The adjective “female” modifies the word photographer, describing a characteristic of the photographer. Saying “sports photographer”, “news photographer”, et cetera describes the TYPE of photography in which the photographer specializes.
The logic there doesn’t add up. Your argument is invalid.
That being said, I don’t see the major problem with specifying what type of photographer you are. While most photojournalists are generalists in a sense – we’re trained to shoot pretty much everything – some do just shoot mostly one thing. So what’s the harm in that?
I can’t speak for everyone, but I know around here, every assclown with a camera is a photographer, and if you just say photographer, usually people think you take photos of flowers and our friends’ kids (I think me being a woman has something to do with that, too).
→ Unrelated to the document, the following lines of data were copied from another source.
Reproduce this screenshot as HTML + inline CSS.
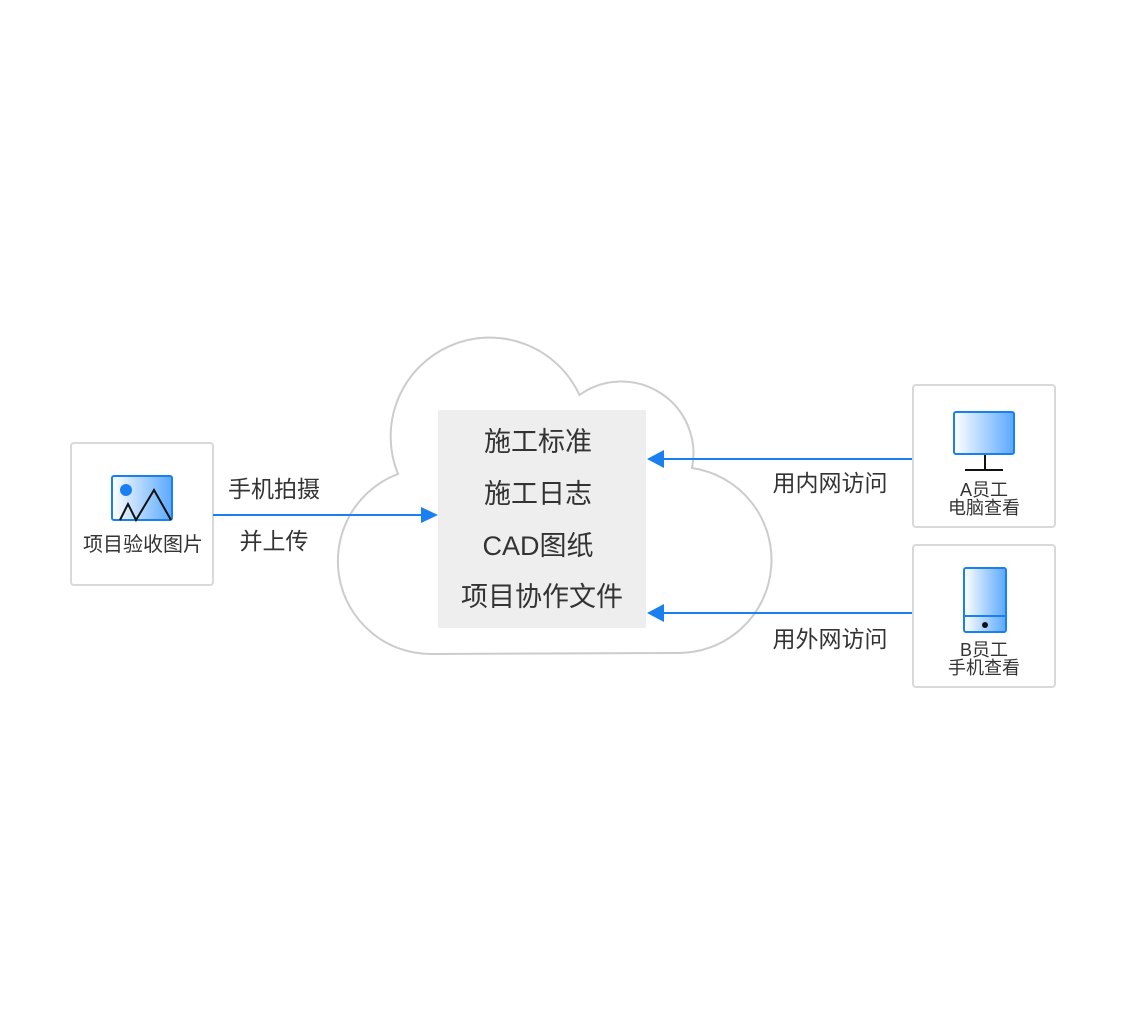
<!DOCTYPE html>
<html><head><meta charset="utf-8"><style>
html,body{margin:0;padding:0;background:#fff;}
svg{display:block;}
text{font-family:"Liberation Sans","Noto Sans CJK SC",sans-serif;fill:#333;}
</style></head><body>
<svg width="1128" height="1024" viewBox="0 0 1128 1024" xmlns="http://www.w3.org/2000/svg">
<defs>
<linearGradient id="g" x1="0" y1="0" x2="1" y2="0"><stop offset="0" stop-color="#fff"/><stop offset="1" stop-color="#5aa8ff"/></linearGradient>
</defs>
<path d="M431 654 A93 93 0 0 1 398 474 A99 99 0 0 1 579.5 395 A72 72 0 0 1 692 468 A93 93 0 0 1 677 653 Z" fill="#fff" stroke="#ccc" stroke-width="2"/>
<rect x="438" y="410" width="208" height="218" rx="2" fill="#eee"/>
<g font-size="27" text-anchor="middle">
<text x="538" y="451">施工标准</text>
<text x="538" y="503">施工日志</text>
<text x="538" y="555">CAD图纸</text>
<text x="542" y="606">项目协作文件</text>
</g>
<rect x="71" y="443" width="142" height="142" rx="3" fill="#fff" stroke="#d9d9d9" stroke-width="2"/>
<rect x="112" y="476" width="60" height="44" rx="2" fill="url(#g)" stroke="#1a7ff0" stroke-width="2"/>
<circle cx="126" cy="490" r="6" fill="#1a7ff0"/>
<polyline points="120,520 128,504 136,520 154,490 171,520" fill="none" stroke="#111" stroke-width="2"/>
<text x="143" y="551" font-size="20" text-anchor="middle">项目验收图片</text>
<line x1="213" y1="515" x2="425" y2="515" stroke="#1a7ff0" stroke-width="2"/>
<polygon points="421,507 438,515 421,523" fill="#1a7ff0"/>
<text x="274" y="497" font-size="23" text-anchor="middle">手机拍摄</text>
<text x="274" y="549" font-size="23" text-anchor="middle">并上传</text>
<line x1="660" y1="459" x2="912" y2="459" stroke="#1a7ff0" stroke-width="2"/>
<polygon points="664,450 647,459 664,468" fill="#1a7ff0"/>
<line x1="660" y1="613" x2="912" y2="613" stroke="#1a7ff0" stroke-width="2"/>
<polygon points="664,604 647,613 664,622" fill="#1a7ff0"/>
<text x="830" y="491" font-size="23" text-anchor="middle">用内网访问</text>
<text x="830" y="647" font-size="23" text-anchor="middle">用外网访问</text>
<rect x="913" y="385" width="142" height="142" rx="3" fill="#fff" stroke="#d9d9d9" stroke-width="2"/>
<rect x="954" y="412" width="60" height="42" rx="2" fill="url(#g)" stroke="#1a7ff0" stroke-width="2"/>
<line x1="985" y1="455" x2="985" y2="470" stroke="#111" stroke-width="2"/>
<line x1="965" y1="470" x2="1003" y2="470" stroke="#111" stroke-width="2"/>
<text x="984" y="496" font-size="18" text-anchor="middle">A员工</text>
<text x="984" y="514" font-size="18" text-anchor="middle">电脑查看</text>
<rect x="913" y="545" width="142" height="142" rx="3" fill="#fff" stroke="#d9d9d9" stroke-width="2"/>
<rect x="964" y="568" width="42" height="64" rx="2" fill="url(#g)" stroke="#1a7ff0" stroke-width="2"/>
<line x1="964" y1="616" x2="1006" y2="616" stroke="#1a7ff0" stroke-width="2"/>
<circle cx="985" cy="625" r="3" fill="#111"/>
<text x="984" y="656" font-size="18" text-anchor="middle">B员工</text>
<text x="984" y="674" font-size="18" text-anchor="middle">手机查看</text>
</svg>
</body></html>
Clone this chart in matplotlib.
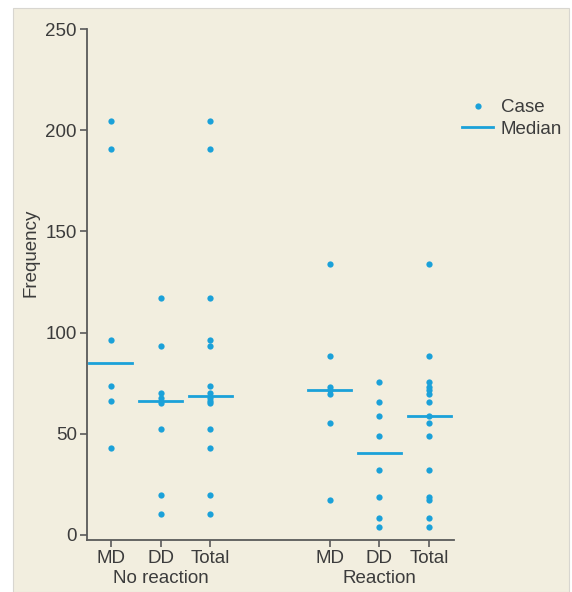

Of course, saying you’re a news photographer brings up it’s own problems, and in response to those:
- No, you can’t be on TV
- No, I don’t work for the CIA, FBI or IRS
- No, I don’t work for the radio?
- No, I’m not a pervert, vulture or leech
- I’m sorry some teenager knocked down your paper box with a baseball bat, but I can’t do anything about it
- I hate politics, and I don’t want to hear yours
That’s sort of off-topic though.
To wrap this up, Melcher last says
Now women are supposed to label themselves “women photographers,” too?
It’s a silly distraction at best.
I agree entirely. I wasted entirely too much of my day thinking about this, but I couldn’t get it out of my head until I worked it out.
My conclusion right now is that I’m still not sure I see the point. Gender will without a doubt affect the journalistic process, but it should be irrelevant when it comes to the content of the photos, if you can separate the two. The article seems more like a rant than well thought out piece of criticism or social commentary (and I am aware that may be how this response comes across to some people).
I’d be interested to hear what other people in the field (or not in the field) thought about the article. So… discuss.